DATASET SECTION:
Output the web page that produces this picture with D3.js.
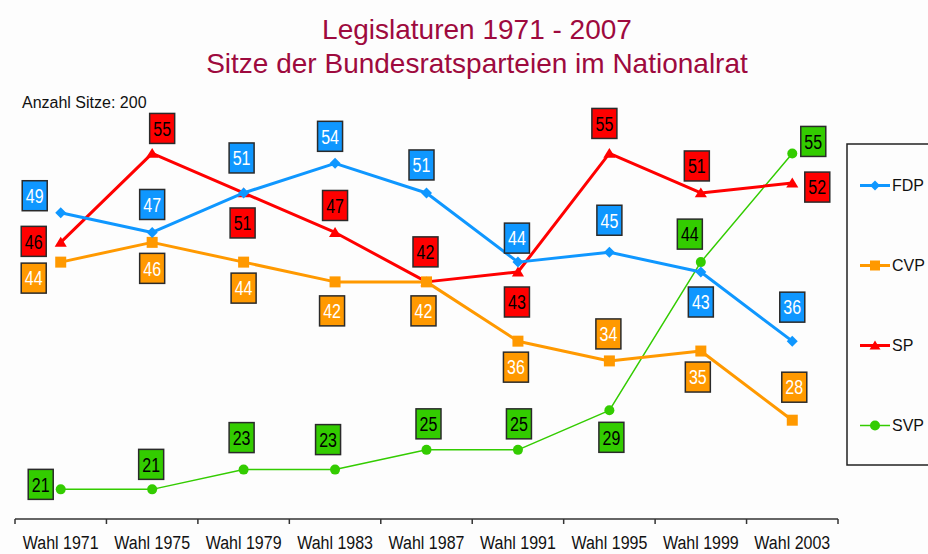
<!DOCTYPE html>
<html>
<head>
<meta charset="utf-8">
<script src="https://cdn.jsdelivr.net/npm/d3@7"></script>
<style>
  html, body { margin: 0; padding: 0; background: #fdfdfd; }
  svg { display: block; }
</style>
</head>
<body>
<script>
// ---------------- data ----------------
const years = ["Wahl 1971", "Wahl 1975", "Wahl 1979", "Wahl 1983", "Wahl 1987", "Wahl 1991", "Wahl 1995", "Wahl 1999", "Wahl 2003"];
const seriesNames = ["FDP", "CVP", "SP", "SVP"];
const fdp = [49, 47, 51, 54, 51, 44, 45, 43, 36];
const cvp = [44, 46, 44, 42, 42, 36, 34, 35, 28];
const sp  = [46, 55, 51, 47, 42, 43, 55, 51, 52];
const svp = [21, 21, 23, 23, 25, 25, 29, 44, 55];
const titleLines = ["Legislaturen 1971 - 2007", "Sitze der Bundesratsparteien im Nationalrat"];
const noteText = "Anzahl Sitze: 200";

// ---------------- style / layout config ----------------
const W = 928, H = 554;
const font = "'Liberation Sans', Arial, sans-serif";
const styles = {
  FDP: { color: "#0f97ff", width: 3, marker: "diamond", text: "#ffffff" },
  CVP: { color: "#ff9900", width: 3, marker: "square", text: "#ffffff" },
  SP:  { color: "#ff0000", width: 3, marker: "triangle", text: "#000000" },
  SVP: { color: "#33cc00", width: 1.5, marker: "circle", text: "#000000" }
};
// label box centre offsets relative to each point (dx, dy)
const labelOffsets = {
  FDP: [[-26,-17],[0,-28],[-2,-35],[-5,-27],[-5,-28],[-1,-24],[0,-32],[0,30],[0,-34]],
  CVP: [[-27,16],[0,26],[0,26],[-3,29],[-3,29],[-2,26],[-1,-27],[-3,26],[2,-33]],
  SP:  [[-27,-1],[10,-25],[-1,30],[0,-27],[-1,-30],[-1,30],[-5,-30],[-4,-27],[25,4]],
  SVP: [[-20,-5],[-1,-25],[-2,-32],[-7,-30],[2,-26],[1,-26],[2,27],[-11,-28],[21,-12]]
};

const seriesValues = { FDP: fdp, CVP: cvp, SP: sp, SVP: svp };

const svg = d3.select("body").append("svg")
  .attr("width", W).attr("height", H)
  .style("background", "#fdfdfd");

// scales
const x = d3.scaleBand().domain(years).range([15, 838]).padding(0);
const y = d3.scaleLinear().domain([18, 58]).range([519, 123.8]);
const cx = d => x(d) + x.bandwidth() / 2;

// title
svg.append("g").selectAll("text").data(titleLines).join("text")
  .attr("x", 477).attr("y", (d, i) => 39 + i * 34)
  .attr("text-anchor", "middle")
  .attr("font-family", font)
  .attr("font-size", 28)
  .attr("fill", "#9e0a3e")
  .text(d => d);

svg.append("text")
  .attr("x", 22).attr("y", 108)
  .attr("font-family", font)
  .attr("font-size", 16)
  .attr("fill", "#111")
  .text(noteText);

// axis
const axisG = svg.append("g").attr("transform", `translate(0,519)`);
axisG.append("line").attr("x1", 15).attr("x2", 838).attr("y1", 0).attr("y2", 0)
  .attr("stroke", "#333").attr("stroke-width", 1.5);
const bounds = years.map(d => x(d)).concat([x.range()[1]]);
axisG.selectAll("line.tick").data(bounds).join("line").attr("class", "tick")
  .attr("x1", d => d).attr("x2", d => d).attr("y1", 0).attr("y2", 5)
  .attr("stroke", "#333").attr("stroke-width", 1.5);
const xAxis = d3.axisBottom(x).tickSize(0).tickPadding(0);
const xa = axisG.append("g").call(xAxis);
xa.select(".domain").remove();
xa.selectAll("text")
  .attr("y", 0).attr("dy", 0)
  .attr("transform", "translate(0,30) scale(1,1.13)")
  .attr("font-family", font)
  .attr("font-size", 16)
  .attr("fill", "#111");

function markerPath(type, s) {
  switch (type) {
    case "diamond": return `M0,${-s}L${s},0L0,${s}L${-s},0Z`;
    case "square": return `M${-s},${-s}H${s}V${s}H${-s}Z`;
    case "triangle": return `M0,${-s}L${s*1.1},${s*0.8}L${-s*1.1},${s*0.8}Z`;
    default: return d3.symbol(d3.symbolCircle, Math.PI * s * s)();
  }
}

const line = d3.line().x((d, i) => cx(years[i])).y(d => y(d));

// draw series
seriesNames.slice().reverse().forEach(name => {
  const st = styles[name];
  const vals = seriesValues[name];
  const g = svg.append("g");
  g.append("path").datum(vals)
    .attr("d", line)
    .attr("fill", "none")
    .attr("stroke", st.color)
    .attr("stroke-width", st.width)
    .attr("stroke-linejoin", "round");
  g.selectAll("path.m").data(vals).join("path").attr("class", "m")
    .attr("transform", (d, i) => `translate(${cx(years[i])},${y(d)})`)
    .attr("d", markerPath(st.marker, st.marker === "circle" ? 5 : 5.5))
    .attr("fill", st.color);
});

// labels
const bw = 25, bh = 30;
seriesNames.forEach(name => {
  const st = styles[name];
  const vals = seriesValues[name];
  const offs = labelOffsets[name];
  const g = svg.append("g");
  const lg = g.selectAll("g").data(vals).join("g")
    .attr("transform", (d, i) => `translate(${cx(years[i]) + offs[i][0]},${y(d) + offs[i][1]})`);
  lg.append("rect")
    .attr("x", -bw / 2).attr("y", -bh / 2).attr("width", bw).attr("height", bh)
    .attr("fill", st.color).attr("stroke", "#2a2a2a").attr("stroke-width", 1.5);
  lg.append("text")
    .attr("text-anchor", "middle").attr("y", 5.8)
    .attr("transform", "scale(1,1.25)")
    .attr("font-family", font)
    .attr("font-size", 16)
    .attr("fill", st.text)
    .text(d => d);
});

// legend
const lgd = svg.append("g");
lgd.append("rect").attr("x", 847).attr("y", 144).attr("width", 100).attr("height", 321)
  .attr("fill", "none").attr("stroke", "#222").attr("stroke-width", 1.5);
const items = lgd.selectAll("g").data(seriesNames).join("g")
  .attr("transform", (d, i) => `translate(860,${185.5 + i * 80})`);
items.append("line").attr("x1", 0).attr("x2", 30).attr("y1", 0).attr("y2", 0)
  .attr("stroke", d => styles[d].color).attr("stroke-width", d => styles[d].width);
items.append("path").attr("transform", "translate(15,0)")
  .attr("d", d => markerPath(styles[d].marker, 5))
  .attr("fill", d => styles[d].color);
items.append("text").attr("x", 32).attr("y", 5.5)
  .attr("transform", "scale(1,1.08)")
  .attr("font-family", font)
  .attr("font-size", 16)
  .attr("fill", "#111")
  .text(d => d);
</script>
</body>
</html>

TASK REQUIREMENTS: Leaving out the pictures, repeat the data above exactly.

EXERCISE SOLUTION:
Output the web page that produces this picture with D3.js.
<!DOCTYPE html>
<html>
<head>
<meta charset="utf-8">
<script src="https://cdn.jsdelivr.net/npm/d3@7"></script>
<style>
  html, body { margin: 0; padding: 0; background: #fdfdfd; }
  svg { display: block; }
</style>
</head>
<body>
<script>
// ---------------- data ----------------
const years = ["Wahl 1971", "Wahl 1975", "Wahl 1979", "Wahl 1983", "Wahl 1987", "Wahl 1991", "Wahl 1995", "Wahl 1999", "Wahl 2003"];
const seriesNames = ["FDP", "CVP", "SP", "SVP"];
const fdp = [49, 47, 51, 54, 51, 44, 45, 43, 36];
const cvp = [44, 46, 44, 42, 42, 36, 34, 35, 28];
const sp  = [46, 55, 51, 47, 42, 43, 55, 51, 52];
const svp = [21, 21, 23, 23, 25, 25, 29, 44, 55];
const titleLines = ["Legislaturen 1971 - 2007", "Sitze der Bundesratsparteien im Nationalrat"];
const noteText = "Anzahl Sitze: 200";

// ---------------- style / layout config ----------------
const W = 928, H = 554;
const font = "'Liberation Sans', Arial, sans-serif";
const styles = {
  FDP: { color: "#0f97ff", width: 3, marker: "diamond", text: "#ffffff" },
  CVP: { color: "#ff9900", width: 3, marker: "square", text: "#ffffff" },
  SP:  { color: "#ff0000", width: 3, marker: "triangle", text: "#000000" },
  SVP: { color: "#33cc00", width: 1.5, marker: "circle", text: "#000000" }
};
// label box centre offsets relative to each point (dx, dy)
const labelOffsets = {
  FDP: [[-26,-17],[0,-28],[-2,-35],[-5,-27],[-5,-28],[-1,-24],[0,-32],[0,30],[0,-34]],
  CVP: [[-27,16],[0,26],[0,26],[-3,29],[-3,29],[-2,26],[-1,-27],[-3,26],[2,-33]],
  SP:  [[-27,-1],[10,-25],[-1,30],[0,-27],[-1,-30],[-1,30],[-5,-30],[-4,-27],[25,4]],
  SVP: [[-20,-5],[-1,-25],[-2,-32],[-7,-30],[2,-26],[1,-26],[2,27],[-11,-28],[21,-12]]
};

const seriesValues = { FDP: fdp, CVP: cvp, SP: sp, SVP: svp };

const svg = d3.select("body").append("svg")
  .attr("width", W).attr("height", H)
  .style("background", "#fdfdfd");

// scales
const x = d3.scaleBand().domain(years).range([15, 838]).padding(0);
const y = d3.scaleLinear().domain([18, 58]).range([519, 123.8]);
const cx = d => x(d) + x.bandwidth() / 2;

// title
svg.append("g").selectAll("text").data(titleLines).join("text")
  .attr("x", 477).attr("y", (d, i) => 39 + i * 34)
  .attr("text-anchor", "middle")
  .attr("font-family", font)
  .attr("font-size", 28)
  .attr("fill", "#9e0a3e")
  .text(d => d);

svg.append("text")
  .attr("x", 22).attr("y", 108)
  .attr("font-family", font)
  .attr("font-size", 16)
  .attr("fill", "#111")
  .text(noteText);

// axis
const axisG = svg.append("g").attr("transform", `translate(0,519)`);
axisG.append("line").attr("x1", 15).attr("x2", 838).attr("y1", 0).attr("y2", 0)
  .attr("stroke", "#333").attr("stroke-width", 1.5);
const bounds = years.map(d => x(d)).concat([x.range()[1]]);
axisG.selectAll("line.tick").data(bounds).join("line").attr("class", "tick")
  .attr("x1", d => d).attr("x2", d => d).attr("y1", 0).attr("y2", 5)
  .attr("stroke", "#333").attr("stroke-width", 1.5);
const xAxis = d3.axisBottom(x).tickSize(0).tickPadding(0);
const xa = axisG.append("g").call(xAxis);
xa.select(".domain").remove();
xa.selectAll("text")
  .attr("y", 0).attr("dy", 0)
  .attr("transform", "translate(0,30) scale(1,1.13)")
  .attr("font-family", font)
  .attr("font-size", 16)
  .attr("fill", "#111");

function markerPath(type, s) {
  switch (type) {
    case "diamond": return `M0,${-s}L${s},0L0,${s}L${-s},0Z`;
    case "square": return `M${-s},${-s}H${s}V${s}H${-s}Z`;
    case "triangle": return `M0,${-s}L${s*1.1},${s*0.8}L${-s*1.1},${s*0.8}Z`;
    default: return d3.symbol(d3.symbolCircle, Math.PI * s * s)();
  }
}

const line = d3.line().x((d, i) => cx(years[i])).y(d => y(d));

// draw series
seriesNames.slice().reverse().forEach(name => {
  const st = styles[name];
  const vals = seriesValues[name];
  const g = svg.append("g");
  g.append("path").datum(vals)
    .attr("d", line)
    .attr("fill", "none")
    .attr("stroke", st.color)
    .attr("stroke-width", st.width)
    .attr("stroke-linejoin", "round");
  g.selectAll("path.m").data(vals).join("path").attr("class", "m")
    .attr("transform", (d, i) => `translate(${cx(years[i])},${y(d)})`)
    .attr("d", markerPath(st.marker, st.marker === "circle" ? 5 : 5.5))
    .attr("fill", st.color);
});

// labels
const bw = 25, bh = 30;
seriesNames.forEach(name => {
  const st = styles[name];
  const vals = seriesValues[name];
  const offs = labelOffsets[name];
  const g = svg.append("g");
  const lg = g.selectAll("g").data(vals).join("g")
    .attr("transform", (d, i) => `translate(${cx(years[i]) + offs[i][0]},${y(d) + offs[i][1]})`);
  lg.append("rect")
    .attr("x", -bw / 2).attr("y", -bh / 2).attr("width", bw).attr("height", bh)
    .attr("fill", st.color).attr("stroke", "#2a2a2a").attr("stroke-width", 1.5);
  lg.append("text")
    .attr("text-anchor", "middle").attr("y", 5.8)
    .attr("transform", "scale(1,1.25)")
    .attr("font-family", font)
    .attr("font-size", 16)
    .attr("fill", st.text)
    .text(d => d);
});

// legend
const lgd = svg.append("g");
lgd.append("rect").attr("x", 847).attr("y", 144).attr("width", 100).attr("height", 321)
  .attr("fill", "none").attr("stroke", "#222").attr("stroke-width", 1.5);
const items = lgd.selectAll("g").data(seriesNames).join("g")
  .attr("transform", (d, i) => `translate(860,${185.5 + i * 80})`);
items.append("line").attr("x1", 0).attr("x2", 30).attr("y1", 0).attr("y2", 0)
  .attr("stroke", d => styles[d].color).attr("stroke-width", d => styles[d].width);
items.append("path").attr("transform", "translate(15,0)")
  .attr("d", d => markerPath(styles[d].marker, 5))
  .attr("fill", d => styles[d].color);
items.append("text").attr("x", 32).attr("y", 5.5)
  .attr("transform", "scale(1,1.08)")
  .attr("font-family", font)
  .attr("font-size", 16)
  .attr("fill", "#111")
  .text(d => d);
</script>
</body>
</html>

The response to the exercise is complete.